Can someone explain why the plotting library needs to be written in Julia? Why not consider building a plotting library in C (optimized for use in Julia) or using an already available library, (I believe what
GR.jl uses). If features are missing the Julia community can try to fill in the gaps?
That’s right. I usually use
Vegalite.jl however I find the problem with Vegalite is the initial data processing to get it into a "long’ format as well as the plot setup. Sometimes this formatting takes longer than the 30 seconds using
I think building a new plotting library is about 1000x more complicated than just getting compilation caching working…
Existing libraries like GR are ok but still not Matlab quality. (PyPlot is pretty good but horrendously slow.) I think it’s just not realistic that there will ever be an open source C based plotting library, it’s too tedious to develop so only makes sense if a company is funding it.
Makie seems much more promising. It’s very rough around the edges but on the high performance side it feels light years ahead of more well established open source plotting frameworks. If people have time and energy to throw at fast plotting it seems to me best to use it for (1) compilation caching and (2) improving Makie.

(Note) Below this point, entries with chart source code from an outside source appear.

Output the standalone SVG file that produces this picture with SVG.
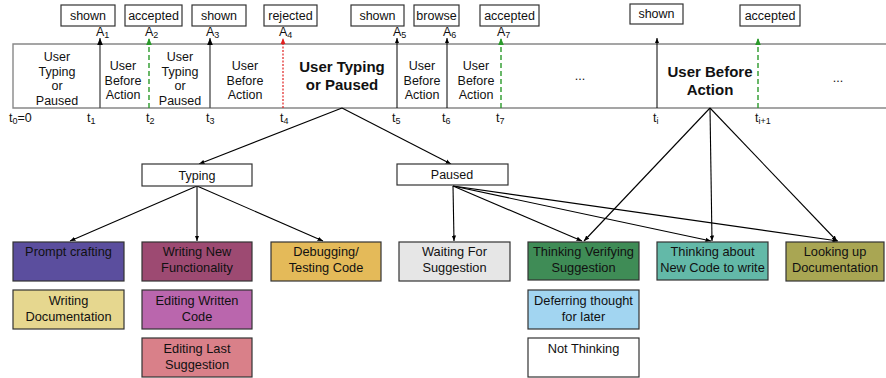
<svg xmlns="http://www.w3.org/2000/svg" width="886" height="378" viewBox="0 0 886 378">
<defs>
<marker id="ah" viewBox="0 0 10 10" refX="10" refY="5" markerWidth="5" markerHeight="5" orient="auto"><path d="M0,1 L10,5 L0,9 z" fill="#000"/></marker>
<marker id="ahg" viewBox="0 0 10 10" refX="10" refY="5" markerWidth="5" markerHeight="5" orient="auto"><path d="M0,1 L10,5 L0,9 z" fill="#2a9a2a"/></marker>
<marker id="ahr" viewBox="0 0 10 10" refX="10" refY="5" markerWidth="5" markerHeight="5" orient="auto"><path d="M0,1 L10,5 L0,9 z" fill="#e02020"/></marker>
</defs>
<style>
text{font-family:"Liberation Sans",Arial,sans-serif;fill:#111;}
.t{font-size:12.5px;text-anchor:middle;}
.bt{font-size:12.8px;text-anchor:middle;}
.b{font-size:15px;font-weight:bold;text-anchor:middle;}
.lab{fill:#fff;stroke:#333;stroke-width:1.2;}
.box{stroke:#333;stroke-width:1.2;}
.tl{stroke:#888;stroke-width:1.4;fill:none;}
.ev{stroke:#555;stroke-width:1.4;}
.evb{stroke:#000;stroke-width:1;}
.acc{stroke:#2a9a2a;stroke-width:1.4;stroke-dasharray:5,3;}
.rej{stroke:#e02020;stroke-width:1.2;stroke-dasharray:2,1.5;}
.c{stroke:#000;stroke-width:1.1;fill:none;marker-end:url(#ah);}
.s{font-size:12.5px;}
.sub{font-size:9px;}
</style>

<g id="timeline">
<path class="tl" d="M886,44 H13 V108 H886"/>
</g>

<g id="events">
<line class="ev" x1="100" y1="108" x2="100" y2="38" marker-end="url(#ah)"/>
<line class="acc" x1="149" y1="108" x2="149" y2="38" marker-end="url(#ahg)"/>
<line class="ev" x1="210" y1="108" x2="210" y2="38" marker-end="url(#ah)"/>
<line class="rej" x1="283" y1="108" x2="283" y2="38" marker-end="url(#ahr)"/>
<line class="evb" x1="397" y1="108" x2="397" y2="38" marker-end="url(#ah)"/>
<line class="evb" x1="447" y1="108" x2="447" y2="38" marker-end="url(#ah)"/>
<line class="acc" x1="501" y1="108" x2="501" y2="38" marker-end="url(#ahg)"/>
<line class="evb" x1="657" y1="108" x2="657" y2="38" marker-end="url(#ah)"/>
<line class="acc" x1="758" y1="108" x2="758" y2="38" marker-end="url(#ahg)"/>
</g>

<g id="action-labels">
<rect class="lab" x="61" y="5" width="54" height="21"/><text class="t" x="88" y="20">shown</text>
<rect class="lab" x="125" y="5" width="57" height="21"/><text class="t" x="153.5" y="20">accepted</text>
<rect class="lab" x="192" y="5" width="54" height="21"/><text class="t" x="219" y="20">shown</text>
<rect class="lab" x="264" y="5" width="53" height="21"/><text class="t" x="290.5" y="20">rejected</text>
<rect class="lab" x="351" y="5" width="53" height="21"/><text class="t" x="377.5" y="20">shown</text>
<rect class="lab" x="414" y="5" width="45" height="21"/><text class="t" x="436.5" y="20">browse</text>
<rect class="lab" x="480" y="5" width="59" height="21"/><text class="t" x="509.5" y="20">accepted</text>
<rect class="lab" x="630" y="4" width="53" height="20"/><text class="t" x="656.5" y="18">shown</text>
<rect class="lab" x="740" y="5" width="60" height="21"/><text class="t" x="770" y="20">accepted</text>
</g>

<g id="a-labels">
<text class="s" x="96" y="36">A<tspan class="sub" dy="2">1</tspan></text>
<text class="s" x="145" y="36">A<tspan class="sub" dy="2">2</tspan></text>
<text class="s" x="206" y="36">A<tspan class="sub" dy="2">3</tspan></text>
<text class="s" x="279" y="36">A<tspan class="sub" dy="2">4</tspan></text>
<text class="s" x="393" y="36">A<tspan class="sub" dy="2">5</tspan></text>
<text class="s" x="443" y="36">A<tspan class="sub" dy="2">6</tspan></text>
<text class="s" x="497" y="36">A<tspan class="sub" dy="2">7</tspan></text>
</g>

<g id="t-labels">
<text class="s" x="9" y="122">t<tspan class="sub" dy="2">0</tspan><tspan dy="-2">=0</tspan></text>
<text class="s" x="87" y="122">t<tspan class="sub" dy="2">1</tspan></text>
<text class="s" x="146" y="122">t<tspan class="sub" dy="2">2</tspan></text>
<text class="s" x="206" y="122">t<tspan class="sub" dy="2">3</tspan></text>
<text class="s" x="280" y="122">t<tspan class="sub" dy="2">4</tspan></text>
<text class="s" x="392" y="122">t<tspan class="sub" dy="2">5</tspan></text>
<text class="s" x="442" y="122">t<tspan class="sub" dy="2">6</tspan></text>
<text class="s" x="496" y="122">t<tspan class="sub" dy="2">7</tspan></text>
<text class="s" x="653" y="122">t<tspan class="sub" dy="2">i</tspan></text>
<text class="s" x="755" y="122">t<tspan class="sub" dy="2">i+1</tspan></text>
</g>

<g id="segments">
<text class="t" x="57" y="61">User</text><text class="t" x="57" y="75.5">Typing</text><text class="t" x="57" y="90">or</text><text class="t" x="57" y="104.5">Paused</text>
<text class="t" x="123" y="70">User</text><text class="t" x="123" y="84.5">Before</text><text class="t" x="123" y="99">Action</text>
<text class="t" x="180" y="61">User</text><text class="t" x="180" y="75.5">Typing</text><text class="t" x="180" y="90">or</text><text class="t" x="180" y="104.5">Paused</text>
<text class="t" x="245" y="70">User</text><text class="t" x="245" y="84.5">Before</text><text class="t" x="245" y="99">Action</text>
<text class="b" x="342" y="72">User Typing</text><text class="b" x="342" y="90">or Paused</text>
<text class="t" x="422" y="70">User</text><text class="t" x="422" y="84.5">Before</text><text class="t" x="422" y="99">Action</text>
<text class="t" x="476" y="70">User</text><text class="t" x="476" y="84.5">Before</text><text class="t" x="476" y="99">Action</text>
<text class="t" x="580" y="80">...</text>
<text class="b" x="710" y="77">User Before</text><text class="b" x="710" y="95">Action</text>
<text class="t" x="838" y="82">...</text>
</g>

<g id="connectors">
<line class="c" x1="342" y1="108" x2="199" y2="164"/>
<line class="c" x1="342" y1="108" x2="451" y2="164"/>
<line class="c" x1="197" y1="186" x2="70" y2="241"/>
<line class="c" x1="197" y1="186" x2="197" y2="241"/>
<line class="c" x1="197" y1="186" x2="323" y2="241"/>
<line class="c" x1="453" y1="186" x2="454" y2="241"/>
<line class="c" x1="453" y1="186" x2="582" y2="241"/>
<line class="c" x1="453" y1="186" x2="711" y2="241"/>
<line class="c" x1="453" y1="186" x2="838" y2="241"/>
<line class="c" x1="710" y1="108" x2="584" y2="241"/>
<line class="c" x1="710" y1="108" x2="712" y2="241"/>
<line class="c" x1="710" y1="108" x2="837" y2="241"/>
</g>

<g id="typing"><rect class="lab" x="142" y="164" width="110" height="22"/><text class="t" x="197" y="179.5">Typing</text></g>
<g id="paused"><rect class="lab" x="397" y="164" width="111" height="21"/><text class="t" x="452" y="179">Paused</text></g>

<g id="prompt-crafting"><rect class="box" x="13" y="242" width="111" height="39" fill="#5b4e9e"/><text class="bt" x="68.5" y="256">Prompt crafting</text></g>
<g id="writing-documentation"><rect class="box" x="13" y="290" width="111" height="39" fill="#e6d78f"/><text class="bt" x="68.5" y="305">Writing</text><text class="bt" x="68.5" y="320.5">Documentation</text></g>
<g id="writing-new"><rect class="box" x="142" y="242" width="110" height="39" fill="#9d4a72"/><text class="bt" x="197" y="256">Writing New</text><text class="bt" x="197" y="271.5">Functionality</text></g>
<g id="editing-written"><rect class="box" x="142" y="290" width="110" height="39" fill="#ba66ad"/><text class="bt" x="197" y="305">Editing Written</text><text class="bt" x="197" y="320.5">Code</text></g>
<g id="editing-last"><rect class="box" x="142" y="338" width="110" height="39" fill="#d98089"/><text class="bt" x="197" y="353">Editing Last</text><text class="bt" x="197" y="368.5">Suggestion</text></g>
<g id="debugging"><rect class="box" x="271" y="242" width="110" height="39" fill="#e4ba59"/><text class="bt" x="326" y="256">Debugging/</text><text class="bt" x="326" y="271.5">Testing Code</text></g>
<g id="waiting"><rect class="box" x="399" y="242" width="111" height="39" fill="#e6e6e6"/><text class="bt" x="454.5" y="256">Waiting For</text><text class="bt" x="454.5" y="271.5">Suggestion</text></g>
<g id="thinking-verifying"><rect class="box" x="528" y="242" width="111" height="38" fill="#3f8c56"/><text class="bt" x="583.5" y="256">Thinking Verifying</text><text class="bt" x="583.5" y="271.5">Suggestion</text></g>
<g id="deferring"><rect class="box" x="528" y="290" width="111" height="39" fill="#a2d5f1"/><text class="bt" x="583.5" y="305">Deferring thought</text><text class="bt" x="583.5" y="320.5">for later</text></g>
<g id="not-thinking"><rect class="box" x="528" y="338" width="111" height="39" fill="#ffffff"/><text class="bt" x="583.5" y="353">Not Thinking</text></g>
<g id="thinking-about"><rect class="box" x="657" y="242" width="111" height="38" fill="#63b9a8"/><text class="bt" x="712.5" y="256">Thinking about</text><text class="bt" x="712.5" y="271.5">New Code to write</text></g>
<g id="looking-up"><rect class="box" x="786" y="242" width="98" height="39" fill="#a9a653"/><text class="bt" x="835" y="256">Looking up</text><text class="bt" x="835" y="271.5">Documentation</text></g>
</svg>
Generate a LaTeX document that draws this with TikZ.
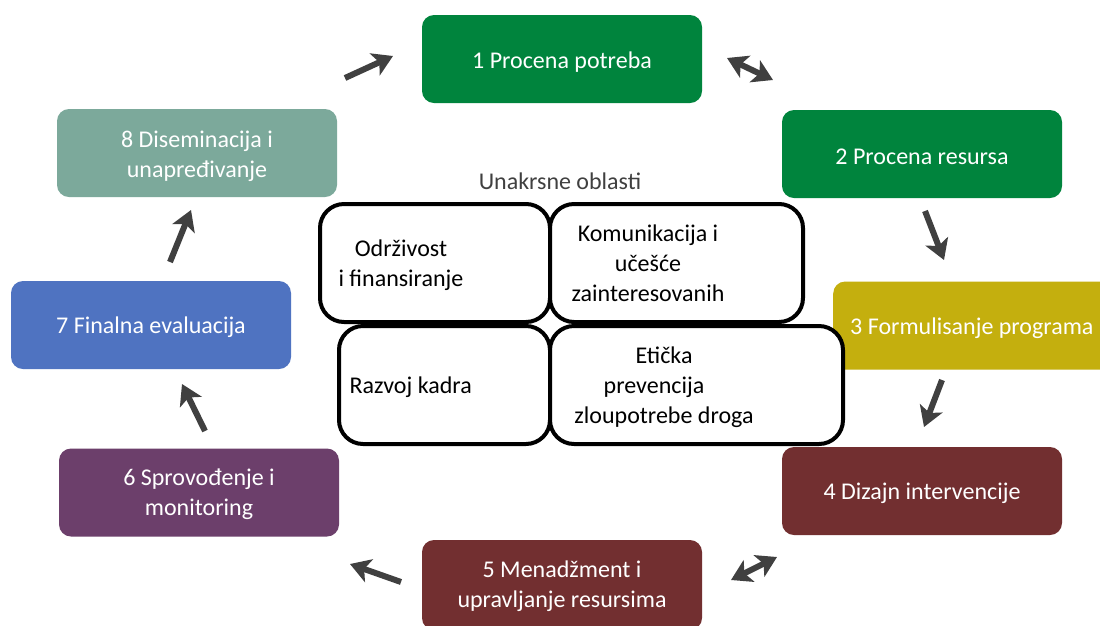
\documentclass[tikz,border=0pt]{standalone}
\usepackage{fontspec}
\setmainfont{Carlito}
\usetikzlibrary{arrows.meta}
\definecolor{cgreen}{RGB}{0,132,61}
\definecolor{cyellow}{RGB}{196,175,14}
\definecolor{cbrown}{RGB}{114,47,48}
\definecolor{cpurple}{RGB}{108,63,107}
\definecolor{cblue}{RGB}{79,115,193}
\definecolor{cteal}{RGB}{124,169,155}
\definecolor{carrow}{RGB}{64,64,64}
\tikzset{
  cbox/.style={rounded corners=12pt, minimum width=280pt, minimum height=88pt, inner sep=0pt},
  ctext/.style={text=white, font=\fontsize{24}{30}\selectfont, align=center, inner sep=0pt},
  wbox/.style={draw=black, line width=4pt, rounded corners=24pt, fill=white},
  wtext/.style={font=\fontsize{24}{30}\selectfont, align=center, text=black},
  arr/.style={draw=carrow, line width=6pt, -{Stealth[length=20pt,width=24pt,inset=5pt]}},
  darr/.style={draw=carrow, line width=6pt, {Stealth[length=20pt,width=24pt,inset=5pt]}-{Stealth[length=20pt,width=24pt,inset=5pt]}}
}
\begin{document}
\begin{tikzpicture}[x=1pt,y=-1pt]
\clip (0,0) rectangle (1100,625);
\fill[white] (0,0) rectangle (1100,625);
% cycle boxes
\node[cbox, fill=cgreen] (b1) at (562,59) {};
\node[cbox, fill=cgreen] (b2) at (922,154) {};
\node[cbox, fill=cyellow, minimum width=290pt, anchor=west] (b3) at (833,325.5) {};
\node[cbox, fill=cbrown] (b4) at (922,491) {};
\node[cbox, fill=cbrown, minimum height=90pt] (b5) at (562,585) {};
\node[cbox, fill=cpurple] (b6) at (199,492.5) {};
\node[cbox, fill=cblue] (b7) at (151,325) {};
\node[cbox, fill=cteal] (b8) at (197,153) {};
\node[ctext] (t1) at ([yshift=-3pt]b1.center) {1 Procena potreba};
\node[ctext] (t2) at ([yshift=-3pt]b2.center) {2 Procena resursa};
\node[ctext, anchor=west] (t3) at (850,328) {3 Formulisanje programa};
\node[ctext] (t4) at ([yshift=-2pt]b4.center) {4 Dizajn intervencije};
\node[ctext] (t5) at ([yshift=-1pt]b5.center) {5 Menadžment i\\upravljanje resursima};
\node[ctext] (t6) at ([yshift=-2pt]b6.center) {6 Sprovođenje i\\monitoring};
\node[ctext] (t7) at ([yshift=-2pt]b7.center) {7 Finalna evaluacija};
\node[ctext] (t8) at ([yshift=-3pt]b8.center) {8 Diseminacija i\\unapređivanje};
% title
\node[font=\fontsize{24}{28}\selectfont, text=carrow] (title) at (560,181) {Unakrsne oblasti};
% central boxes
\draw[wbox] (320,204) rectangle (550,322);
\draw[wbox] (550,204) rectangle (803,322);
\draw[wbox] (339,326) rectangle (550,444);
\draw[wbox] (550,326) rectangle (843,444);
\node[wtext] (c1) at (401,265) {Održivost\\i finansiranje};
\node[wtext] (c2) at (648,263) {Komunikacija i\\učešće\\zainteresovanih};
\node[wtext, anchor=west] (c3) at (346,387) {Razvoj kadra};
\node[wtext] (c4) at (664,387) {Etička\\\hspace*{-20pt}prevencija\\zloupotrebe droga};
% arrow endpoints
\coordinate (a1s) at (345,78); \coordinate (a1e) at (393,56);
\coordinate (a2s) at (727,58); \coordinate (a2e) at (773,80);
\coordinate (a3s) at (925,211); \coordinate (a3e) at (944,260);
\coordinate (a4s) at (942,380); \coordinate (a4e) at (924,427);
\coordinate (a5s) at (731,580); \coordinate (a5e) at (777,557);
\coordinate (a6s) at (401,582); \coordinate (a6e) at (350,564);
\coordinate (a7s) at (205,431); \coordinate (a7e) at (182,384);
\coordinate (a8s) at (170,262); \coordinate (a8e) at (191,210);
\draw[arr] (a1s) -- (a1e);
\draw[darr] (a2s) -- (a2e);
\draw[arr] (a3s) -- (a3e);
\draw[arr] (a4s) -- (a4e);
\draw[darr] (a5s) -- (a5e);
\draw[arr] (a6s) -- (a6e);
\draw[arr] (a7s) -- (a7e);
\draw[arr] (a8s) -- (a8e);
\end{tikzpicture}
\end{document}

Also how come packages like
ggplot in R is so fast and powerful? is it because R is an interpreted language (which means the library for
ggplot is already compiled)? Sorry for my dumb questions.
It’s more that R is interpreted so it doesn’t have to compile anything ahead of time, and
ggplot is written in C, so it has good performance.
Would it help if you could directly pass arrays in, say like
@vlplot(:point, x=[1,2,3]), instead of having to format it as a table first? I’ve been wanting to add that feature for a while.
Another idea is to create another package like SimpleVega.jl that essentially implements the old API from Vega.jl (http://johnmyleswhite.github.io/Vega.jl/), or something like it, but uses the infrastructure from VegaLite.jl.
Might make sense to split this discussion into a separate thread, given that this is really more about VegaLite.jl then compile time.